- [DATA TO PROCESS]
-- Start --
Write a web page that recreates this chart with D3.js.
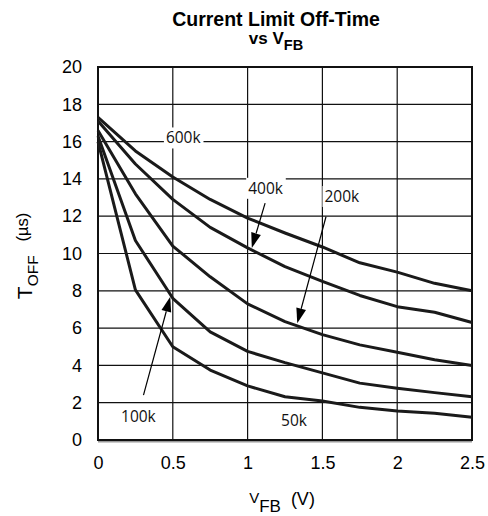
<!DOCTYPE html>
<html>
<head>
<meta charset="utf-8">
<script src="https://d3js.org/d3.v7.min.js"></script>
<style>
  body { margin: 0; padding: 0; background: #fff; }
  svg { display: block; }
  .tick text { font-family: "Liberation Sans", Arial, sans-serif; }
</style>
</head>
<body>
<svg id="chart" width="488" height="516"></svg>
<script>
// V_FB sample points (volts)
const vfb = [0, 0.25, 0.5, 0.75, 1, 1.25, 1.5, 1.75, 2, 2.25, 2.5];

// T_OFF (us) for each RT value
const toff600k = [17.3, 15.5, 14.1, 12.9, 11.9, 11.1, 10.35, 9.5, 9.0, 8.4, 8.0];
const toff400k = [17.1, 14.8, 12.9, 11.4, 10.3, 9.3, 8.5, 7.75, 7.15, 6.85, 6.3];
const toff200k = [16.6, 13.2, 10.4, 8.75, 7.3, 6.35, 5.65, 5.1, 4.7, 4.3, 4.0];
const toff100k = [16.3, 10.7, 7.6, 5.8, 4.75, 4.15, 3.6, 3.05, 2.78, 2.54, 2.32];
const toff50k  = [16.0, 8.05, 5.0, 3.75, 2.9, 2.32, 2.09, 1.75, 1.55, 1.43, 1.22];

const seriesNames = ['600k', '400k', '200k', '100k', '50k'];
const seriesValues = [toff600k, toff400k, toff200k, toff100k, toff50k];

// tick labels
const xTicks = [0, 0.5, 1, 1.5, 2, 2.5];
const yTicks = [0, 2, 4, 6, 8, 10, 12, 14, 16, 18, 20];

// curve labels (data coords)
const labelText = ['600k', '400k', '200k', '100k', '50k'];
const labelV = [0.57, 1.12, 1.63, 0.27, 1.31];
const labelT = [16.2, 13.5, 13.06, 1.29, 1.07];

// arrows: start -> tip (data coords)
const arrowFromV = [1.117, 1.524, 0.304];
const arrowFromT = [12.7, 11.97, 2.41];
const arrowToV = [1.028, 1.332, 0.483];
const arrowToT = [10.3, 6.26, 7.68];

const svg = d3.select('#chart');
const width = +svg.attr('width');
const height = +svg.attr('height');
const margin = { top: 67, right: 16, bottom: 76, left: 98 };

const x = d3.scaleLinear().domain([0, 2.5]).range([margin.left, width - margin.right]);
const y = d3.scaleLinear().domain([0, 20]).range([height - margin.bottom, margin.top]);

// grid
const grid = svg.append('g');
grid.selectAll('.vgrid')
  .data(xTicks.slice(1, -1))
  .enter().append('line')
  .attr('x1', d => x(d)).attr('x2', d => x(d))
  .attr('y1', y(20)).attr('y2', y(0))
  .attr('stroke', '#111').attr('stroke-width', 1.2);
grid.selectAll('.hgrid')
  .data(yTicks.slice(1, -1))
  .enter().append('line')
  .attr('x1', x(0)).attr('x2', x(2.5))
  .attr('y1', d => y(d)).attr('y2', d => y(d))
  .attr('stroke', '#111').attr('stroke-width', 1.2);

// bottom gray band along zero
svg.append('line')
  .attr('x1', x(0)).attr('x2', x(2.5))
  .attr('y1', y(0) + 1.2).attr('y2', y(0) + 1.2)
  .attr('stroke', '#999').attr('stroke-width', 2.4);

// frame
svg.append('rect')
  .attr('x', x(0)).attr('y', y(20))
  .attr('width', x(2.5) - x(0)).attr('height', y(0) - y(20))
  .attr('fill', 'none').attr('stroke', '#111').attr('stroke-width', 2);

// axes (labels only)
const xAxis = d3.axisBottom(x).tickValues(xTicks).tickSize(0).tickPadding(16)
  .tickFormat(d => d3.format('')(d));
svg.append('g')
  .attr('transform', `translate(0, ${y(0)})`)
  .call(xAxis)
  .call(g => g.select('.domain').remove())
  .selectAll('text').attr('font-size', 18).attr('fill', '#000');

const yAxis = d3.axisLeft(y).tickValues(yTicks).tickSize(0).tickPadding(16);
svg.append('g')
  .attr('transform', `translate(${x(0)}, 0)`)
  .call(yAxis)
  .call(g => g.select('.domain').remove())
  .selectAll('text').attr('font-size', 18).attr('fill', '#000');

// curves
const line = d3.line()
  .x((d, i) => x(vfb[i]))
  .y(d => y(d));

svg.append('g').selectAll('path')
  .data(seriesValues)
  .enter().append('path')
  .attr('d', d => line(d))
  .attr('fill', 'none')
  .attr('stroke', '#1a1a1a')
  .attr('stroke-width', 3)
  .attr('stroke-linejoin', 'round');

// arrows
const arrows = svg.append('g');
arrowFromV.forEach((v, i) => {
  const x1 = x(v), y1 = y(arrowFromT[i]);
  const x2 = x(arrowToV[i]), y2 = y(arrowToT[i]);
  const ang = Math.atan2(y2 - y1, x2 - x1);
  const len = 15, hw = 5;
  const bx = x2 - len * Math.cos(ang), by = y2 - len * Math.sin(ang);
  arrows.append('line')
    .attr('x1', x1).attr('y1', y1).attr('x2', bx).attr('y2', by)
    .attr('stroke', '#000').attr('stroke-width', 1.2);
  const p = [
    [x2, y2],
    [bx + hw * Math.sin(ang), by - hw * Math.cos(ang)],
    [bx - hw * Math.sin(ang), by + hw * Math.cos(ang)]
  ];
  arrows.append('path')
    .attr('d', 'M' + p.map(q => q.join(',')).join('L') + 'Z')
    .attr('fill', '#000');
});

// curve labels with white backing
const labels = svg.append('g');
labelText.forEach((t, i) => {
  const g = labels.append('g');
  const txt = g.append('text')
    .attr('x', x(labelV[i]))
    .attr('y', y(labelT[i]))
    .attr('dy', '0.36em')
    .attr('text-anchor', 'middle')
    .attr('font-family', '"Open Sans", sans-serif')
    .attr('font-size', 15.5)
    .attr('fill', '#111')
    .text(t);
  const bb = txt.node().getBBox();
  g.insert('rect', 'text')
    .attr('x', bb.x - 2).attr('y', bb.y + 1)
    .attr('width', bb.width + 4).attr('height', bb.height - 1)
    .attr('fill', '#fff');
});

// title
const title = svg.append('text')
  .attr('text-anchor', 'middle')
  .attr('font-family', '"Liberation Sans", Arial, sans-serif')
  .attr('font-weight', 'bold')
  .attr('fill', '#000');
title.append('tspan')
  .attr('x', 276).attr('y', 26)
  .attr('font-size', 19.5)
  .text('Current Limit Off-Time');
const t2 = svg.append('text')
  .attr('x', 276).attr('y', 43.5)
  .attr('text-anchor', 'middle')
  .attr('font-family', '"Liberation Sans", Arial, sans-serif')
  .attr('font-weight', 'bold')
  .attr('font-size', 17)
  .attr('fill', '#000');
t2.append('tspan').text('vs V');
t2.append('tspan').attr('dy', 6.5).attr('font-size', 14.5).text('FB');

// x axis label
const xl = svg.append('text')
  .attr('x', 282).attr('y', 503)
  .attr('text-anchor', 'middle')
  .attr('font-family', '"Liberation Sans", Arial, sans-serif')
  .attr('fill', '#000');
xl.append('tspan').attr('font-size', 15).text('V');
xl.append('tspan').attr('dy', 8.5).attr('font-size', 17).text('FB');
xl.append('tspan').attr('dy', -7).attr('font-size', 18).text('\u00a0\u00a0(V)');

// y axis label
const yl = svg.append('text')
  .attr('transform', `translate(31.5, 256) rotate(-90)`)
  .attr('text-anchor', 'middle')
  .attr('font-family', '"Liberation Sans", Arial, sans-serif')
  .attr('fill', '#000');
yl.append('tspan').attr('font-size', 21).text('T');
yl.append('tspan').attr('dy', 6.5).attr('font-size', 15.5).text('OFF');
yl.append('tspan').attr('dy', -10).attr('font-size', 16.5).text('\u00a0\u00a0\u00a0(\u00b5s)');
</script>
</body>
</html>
-- End --
-- Start --
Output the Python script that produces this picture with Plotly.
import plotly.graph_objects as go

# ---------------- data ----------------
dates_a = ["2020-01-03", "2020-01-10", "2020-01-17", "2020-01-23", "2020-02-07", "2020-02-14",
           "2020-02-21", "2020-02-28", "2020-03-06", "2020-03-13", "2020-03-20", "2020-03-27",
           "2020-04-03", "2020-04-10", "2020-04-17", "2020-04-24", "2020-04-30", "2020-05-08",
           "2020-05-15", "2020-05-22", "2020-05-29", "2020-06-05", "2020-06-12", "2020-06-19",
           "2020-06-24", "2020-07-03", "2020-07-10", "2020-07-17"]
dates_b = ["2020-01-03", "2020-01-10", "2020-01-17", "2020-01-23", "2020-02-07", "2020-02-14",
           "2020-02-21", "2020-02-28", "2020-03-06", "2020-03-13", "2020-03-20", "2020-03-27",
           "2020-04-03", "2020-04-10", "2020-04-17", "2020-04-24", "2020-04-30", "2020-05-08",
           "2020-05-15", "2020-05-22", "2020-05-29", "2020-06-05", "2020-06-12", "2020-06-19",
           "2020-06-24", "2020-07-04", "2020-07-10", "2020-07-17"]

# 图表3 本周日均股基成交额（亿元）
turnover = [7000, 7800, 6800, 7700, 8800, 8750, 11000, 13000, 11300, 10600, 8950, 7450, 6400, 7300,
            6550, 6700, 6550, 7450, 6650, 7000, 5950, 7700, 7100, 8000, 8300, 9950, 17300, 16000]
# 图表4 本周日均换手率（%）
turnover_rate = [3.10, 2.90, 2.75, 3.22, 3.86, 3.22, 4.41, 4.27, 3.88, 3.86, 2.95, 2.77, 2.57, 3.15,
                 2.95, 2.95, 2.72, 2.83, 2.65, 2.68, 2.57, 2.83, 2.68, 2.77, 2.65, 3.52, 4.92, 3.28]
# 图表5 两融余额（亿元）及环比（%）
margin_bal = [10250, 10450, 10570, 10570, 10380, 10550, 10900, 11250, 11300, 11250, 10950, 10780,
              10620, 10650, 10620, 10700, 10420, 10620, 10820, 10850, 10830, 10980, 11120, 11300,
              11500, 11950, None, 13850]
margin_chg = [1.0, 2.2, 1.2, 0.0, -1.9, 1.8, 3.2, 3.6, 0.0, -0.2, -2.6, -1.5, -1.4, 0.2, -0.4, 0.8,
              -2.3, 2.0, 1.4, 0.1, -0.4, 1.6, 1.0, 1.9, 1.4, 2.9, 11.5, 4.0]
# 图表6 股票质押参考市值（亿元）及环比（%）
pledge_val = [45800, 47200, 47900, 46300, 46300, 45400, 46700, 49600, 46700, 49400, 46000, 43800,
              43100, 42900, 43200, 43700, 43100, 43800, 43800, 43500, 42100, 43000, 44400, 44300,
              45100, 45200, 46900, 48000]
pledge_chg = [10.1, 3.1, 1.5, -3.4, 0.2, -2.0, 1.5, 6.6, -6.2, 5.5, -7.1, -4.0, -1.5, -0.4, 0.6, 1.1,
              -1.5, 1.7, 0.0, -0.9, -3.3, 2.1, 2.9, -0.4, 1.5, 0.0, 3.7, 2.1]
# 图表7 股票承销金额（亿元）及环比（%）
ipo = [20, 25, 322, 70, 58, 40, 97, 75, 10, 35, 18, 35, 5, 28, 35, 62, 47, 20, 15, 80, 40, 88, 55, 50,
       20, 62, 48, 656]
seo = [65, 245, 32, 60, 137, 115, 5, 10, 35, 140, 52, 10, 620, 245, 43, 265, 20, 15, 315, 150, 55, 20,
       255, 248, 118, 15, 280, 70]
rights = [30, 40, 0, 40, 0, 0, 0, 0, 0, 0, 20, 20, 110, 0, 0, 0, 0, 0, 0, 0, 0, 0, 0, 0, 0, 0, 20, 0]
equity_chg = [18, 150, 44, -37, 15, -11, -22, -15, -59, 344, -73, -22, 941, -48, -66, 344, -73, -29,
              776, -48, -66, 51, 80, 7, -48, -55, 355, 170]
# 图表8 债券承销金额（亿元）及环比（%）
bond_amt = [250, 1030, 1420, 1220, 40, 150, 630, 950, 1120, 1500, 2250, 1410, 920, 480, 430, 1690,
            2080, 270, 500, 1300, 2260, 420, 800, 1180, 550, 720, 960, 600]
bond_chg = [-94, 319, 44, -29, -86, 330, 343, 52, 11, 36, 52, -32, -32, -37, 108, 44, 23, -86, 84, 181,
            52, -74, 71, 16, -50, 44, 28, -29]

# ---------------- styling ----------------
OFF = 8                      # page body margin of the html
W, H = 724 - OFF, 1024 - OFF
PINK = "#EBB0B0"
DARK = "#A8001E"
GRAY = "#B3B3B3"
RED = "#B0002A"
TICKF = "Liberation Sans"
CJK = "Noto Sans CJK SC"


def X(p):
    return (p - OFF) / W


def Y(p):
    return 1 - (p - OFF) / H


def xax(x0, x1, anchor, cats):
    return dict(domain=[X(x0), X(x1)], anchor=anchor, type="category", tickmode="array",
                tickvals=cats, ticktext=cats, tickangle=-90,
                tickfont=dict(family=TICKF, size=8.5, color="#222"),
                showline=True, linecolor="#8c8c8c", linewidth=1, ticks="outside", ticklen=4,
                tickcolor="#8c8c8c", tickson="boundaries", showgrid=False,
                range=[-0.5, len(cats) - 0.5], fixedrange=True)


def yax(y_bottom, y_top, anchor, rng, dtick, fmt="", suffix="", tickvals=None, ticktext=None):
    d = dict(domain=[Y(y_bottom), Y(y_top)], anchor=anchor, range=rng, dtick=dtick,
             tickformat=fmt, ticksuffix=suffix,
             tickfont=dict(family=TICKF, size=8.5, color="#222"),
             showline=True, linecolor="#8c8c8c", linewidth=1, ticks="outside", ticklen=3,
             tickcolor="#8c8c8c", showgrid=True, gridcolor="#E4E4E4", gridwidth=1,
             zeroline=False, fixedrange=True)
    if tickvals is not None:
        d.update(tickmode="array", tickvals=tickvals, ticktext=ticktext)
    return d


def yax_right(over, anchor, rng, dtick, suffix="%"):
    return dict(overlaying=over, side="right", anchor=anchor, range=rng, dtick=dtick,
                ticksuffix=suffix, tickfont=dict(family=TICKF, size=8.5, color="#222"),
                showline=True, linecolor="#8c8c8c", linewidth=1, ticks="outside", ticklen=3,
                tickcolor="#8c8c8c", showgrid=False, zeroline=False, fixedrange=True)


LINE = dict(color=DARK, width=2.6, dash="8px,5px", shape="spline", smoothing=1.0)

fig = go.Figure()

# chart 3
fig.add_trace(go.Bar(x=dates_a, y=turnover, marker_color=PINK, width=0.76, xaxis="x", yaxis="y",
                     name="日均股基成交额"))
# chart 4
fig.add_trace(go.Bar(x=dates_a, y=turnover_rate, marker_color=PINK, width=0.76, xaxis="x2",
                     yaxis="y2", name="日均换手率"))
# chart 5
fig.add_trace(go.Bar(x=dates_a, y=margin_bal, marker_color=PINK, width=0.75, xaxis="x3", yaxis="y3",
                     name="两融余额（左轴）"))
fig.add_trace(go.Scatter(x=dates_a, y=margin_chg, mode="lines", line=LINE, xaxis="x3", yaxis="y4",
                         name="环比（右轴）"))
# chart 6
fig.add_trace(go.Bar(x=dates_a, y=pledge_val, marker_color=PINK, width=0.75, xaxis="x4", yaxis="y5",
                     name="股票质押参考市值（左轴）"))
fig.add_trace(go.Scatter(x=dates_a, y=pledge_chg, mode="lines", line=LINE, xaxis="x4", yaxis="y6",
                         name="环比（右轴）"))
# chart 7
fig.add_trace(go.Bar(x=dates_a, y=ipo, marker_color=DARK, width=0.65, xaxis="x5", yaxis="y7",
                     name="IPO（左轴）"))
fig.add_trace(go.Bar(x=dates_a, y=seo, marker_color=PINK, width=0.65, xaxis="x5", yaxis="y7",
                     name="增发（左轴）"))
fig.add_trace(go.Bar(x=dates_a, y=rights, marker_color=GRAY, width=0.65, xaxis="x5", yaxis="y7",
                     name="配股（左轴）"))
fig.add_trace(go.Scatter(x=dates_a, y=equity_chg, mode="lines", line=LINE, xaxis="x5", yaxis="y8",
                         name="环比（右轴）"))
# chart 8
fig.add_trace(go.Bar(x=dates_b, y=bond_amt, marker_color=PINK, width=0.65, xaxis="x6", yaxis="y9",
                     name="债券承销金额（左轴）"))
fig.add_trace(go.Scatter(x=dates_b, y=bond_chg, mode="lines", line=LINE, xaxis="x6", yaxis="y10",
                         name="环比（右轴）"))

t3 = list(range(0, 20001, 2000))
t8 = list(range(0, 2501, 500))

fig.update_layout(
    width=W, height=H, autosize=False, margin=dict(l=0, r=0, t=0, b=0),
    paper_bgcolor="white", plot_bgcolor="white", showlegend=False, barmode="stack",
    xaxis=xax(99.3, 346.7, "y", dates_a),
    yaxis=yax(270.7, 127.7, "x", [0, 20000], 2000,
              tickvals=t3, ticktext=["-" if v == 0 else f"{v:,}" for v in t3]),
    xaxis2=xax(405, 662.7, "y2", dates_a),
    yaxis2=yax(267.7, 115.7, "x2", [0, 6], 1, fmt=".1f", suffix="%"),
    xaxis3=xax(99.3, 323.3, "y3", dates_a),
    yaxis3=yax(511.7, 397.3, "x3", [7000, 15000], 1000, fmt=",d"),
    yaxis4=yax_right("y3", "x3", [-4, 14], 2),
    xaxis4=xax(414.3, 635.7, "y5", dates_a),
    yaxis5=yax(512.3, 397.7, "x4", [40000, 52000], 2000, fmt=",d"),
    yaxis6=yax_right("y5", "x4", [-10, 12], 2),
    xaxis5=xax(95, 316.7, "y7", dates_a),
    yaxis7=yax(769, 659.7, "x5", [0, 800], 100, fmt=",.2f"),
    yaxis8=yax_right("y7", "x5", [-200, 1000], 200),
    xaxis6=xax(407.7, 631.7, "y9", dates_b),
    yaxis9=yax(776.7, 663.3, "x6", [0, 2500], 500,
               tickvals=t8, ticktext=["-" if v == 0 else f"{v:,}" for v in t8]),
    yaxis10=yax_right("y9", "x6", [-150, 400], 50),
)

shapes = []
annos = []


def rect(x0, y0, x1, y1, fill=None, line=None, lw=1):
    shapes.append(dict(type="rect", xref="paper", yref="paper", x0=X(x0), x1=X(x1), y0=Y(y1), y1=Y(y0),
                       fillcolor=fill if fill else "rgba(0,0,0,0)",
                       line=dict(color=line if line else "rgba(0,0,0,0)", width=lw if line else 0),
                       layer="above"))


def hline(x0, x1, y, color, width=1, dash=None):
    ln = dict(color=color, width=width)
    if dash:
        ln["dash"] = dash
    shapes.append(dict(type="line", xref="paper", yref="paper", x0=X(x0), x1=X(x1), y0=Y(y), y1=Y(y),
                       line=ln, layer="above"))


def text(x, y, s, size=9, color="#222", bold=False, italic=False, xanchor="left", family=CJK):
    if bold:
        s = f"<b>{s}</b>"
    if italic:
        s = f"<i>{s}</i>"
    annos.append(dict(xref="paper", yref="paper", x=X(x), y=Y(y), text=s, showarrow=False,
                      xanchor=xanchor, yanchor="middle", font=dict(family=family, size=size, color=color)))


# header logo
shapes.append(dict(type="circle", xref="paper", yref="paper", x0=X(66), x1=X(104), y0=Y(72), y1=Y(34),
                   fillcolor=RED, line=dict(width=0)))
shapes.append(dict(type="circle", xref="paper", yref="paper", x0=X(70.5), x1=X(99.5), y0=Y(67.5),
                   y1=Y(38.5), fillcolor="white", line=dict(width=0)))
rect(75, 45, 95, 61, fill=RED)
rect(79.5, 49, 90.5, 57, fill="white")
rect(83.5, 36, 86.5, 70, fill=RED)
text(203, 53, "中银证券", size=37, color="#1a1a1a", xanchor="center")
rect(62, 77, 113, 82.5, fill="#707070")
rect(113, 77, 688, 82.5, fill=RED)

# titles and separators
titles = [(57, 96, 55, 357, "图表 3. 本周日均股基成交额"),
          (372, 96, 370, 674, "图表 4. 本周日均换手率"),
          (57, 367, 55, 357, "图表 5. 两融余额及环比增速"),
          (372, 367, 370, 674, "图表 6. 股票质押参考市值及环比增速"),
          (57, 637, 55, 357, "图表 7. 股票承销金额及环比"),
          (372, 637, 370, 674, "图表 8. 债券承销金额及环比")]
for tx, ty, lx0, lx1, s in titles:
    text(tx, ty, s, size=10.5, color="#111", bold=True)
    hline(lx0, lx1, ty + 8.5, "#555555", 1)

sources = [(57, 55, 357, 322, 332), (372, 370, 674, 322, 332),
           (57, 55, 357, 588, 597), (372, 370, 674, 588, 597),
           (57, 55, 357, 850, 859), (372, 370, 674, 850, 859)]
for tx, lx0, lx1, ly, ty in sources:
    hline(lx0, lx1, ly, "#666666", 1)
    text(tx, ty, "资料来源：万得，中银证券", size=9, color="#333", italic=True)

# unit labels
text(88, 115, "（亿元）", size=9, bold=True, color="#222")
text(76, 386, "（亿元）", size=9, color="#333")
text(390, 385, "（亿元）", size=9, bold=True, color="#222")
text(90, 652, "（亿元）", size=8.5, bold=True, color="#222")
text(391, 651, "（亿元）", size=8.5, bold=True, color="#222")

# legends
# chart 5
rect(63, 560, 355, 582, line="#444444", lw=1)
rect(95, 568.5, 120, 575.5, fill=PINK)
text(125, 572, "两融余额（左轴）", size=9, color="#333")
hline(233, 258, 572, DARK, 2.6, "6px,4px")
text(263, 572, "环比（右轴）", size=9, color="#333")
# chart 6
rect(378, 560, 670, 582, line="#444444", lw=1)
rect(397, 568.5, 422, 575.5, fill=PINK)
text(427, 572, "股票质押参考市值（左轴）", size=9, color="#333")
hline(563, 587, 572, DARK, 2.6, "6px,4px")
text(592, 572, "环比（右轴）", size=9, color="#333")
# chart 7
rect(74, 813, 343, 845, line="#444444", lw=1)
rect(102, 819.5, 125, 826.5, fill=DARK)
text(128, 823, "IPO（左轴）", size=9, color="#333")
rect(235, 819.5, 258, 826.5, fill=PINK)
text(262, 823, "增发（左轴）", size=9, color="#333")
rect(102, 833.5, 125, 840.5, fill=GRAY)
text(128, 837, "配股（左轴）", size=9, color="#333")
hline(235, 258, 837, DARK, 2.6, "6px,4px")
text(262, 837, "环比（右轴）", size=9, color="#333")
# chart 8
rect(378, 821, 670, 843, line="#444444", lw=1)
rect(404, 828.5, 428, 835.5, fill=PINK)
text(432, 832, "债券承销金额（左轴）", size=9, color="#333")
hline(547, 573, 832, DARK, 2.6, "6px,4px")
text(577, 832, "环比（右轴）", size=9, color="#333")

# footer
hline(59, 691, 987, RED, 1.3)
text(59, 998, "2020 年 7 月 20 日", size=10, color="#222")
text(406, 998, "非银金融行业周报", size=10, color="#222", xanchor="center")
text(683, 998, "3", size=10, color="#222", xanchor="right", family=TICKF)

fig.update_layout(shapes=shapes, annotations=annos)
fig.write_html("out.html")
-- End --
-- Start --
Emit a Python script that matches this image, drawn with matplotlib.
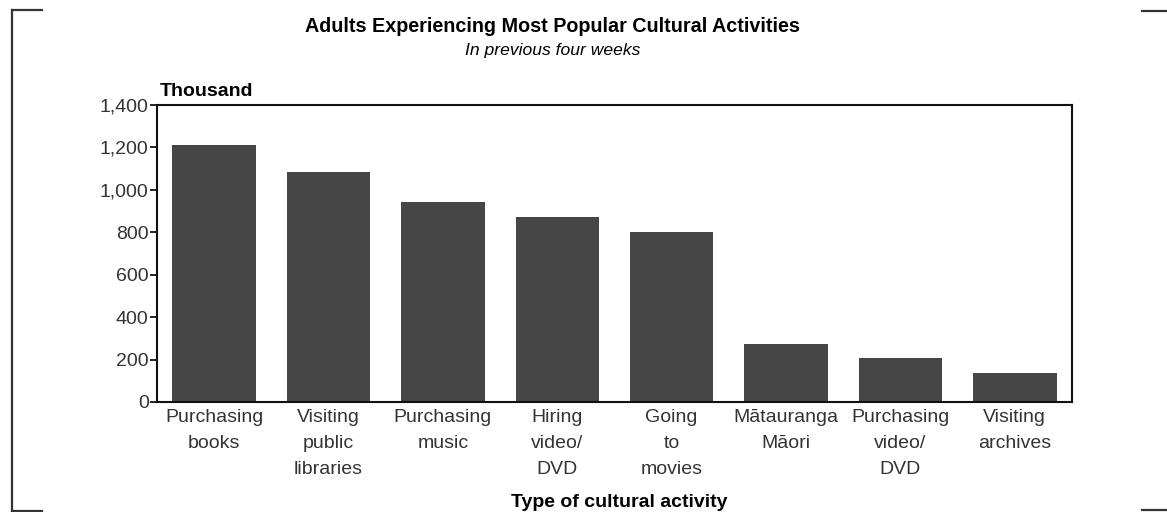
-- End --
Look over the records above and copy each line that includes the string "script".

- [SOLUTION TO THE EXERCISE]
<script src="https://d3js.org/d3.v7.min.js"></script>
<script>
</script>
Output the Python script that produces this picture with Plotly.
Emit a Python script that matches this image, drawn with matplotlib.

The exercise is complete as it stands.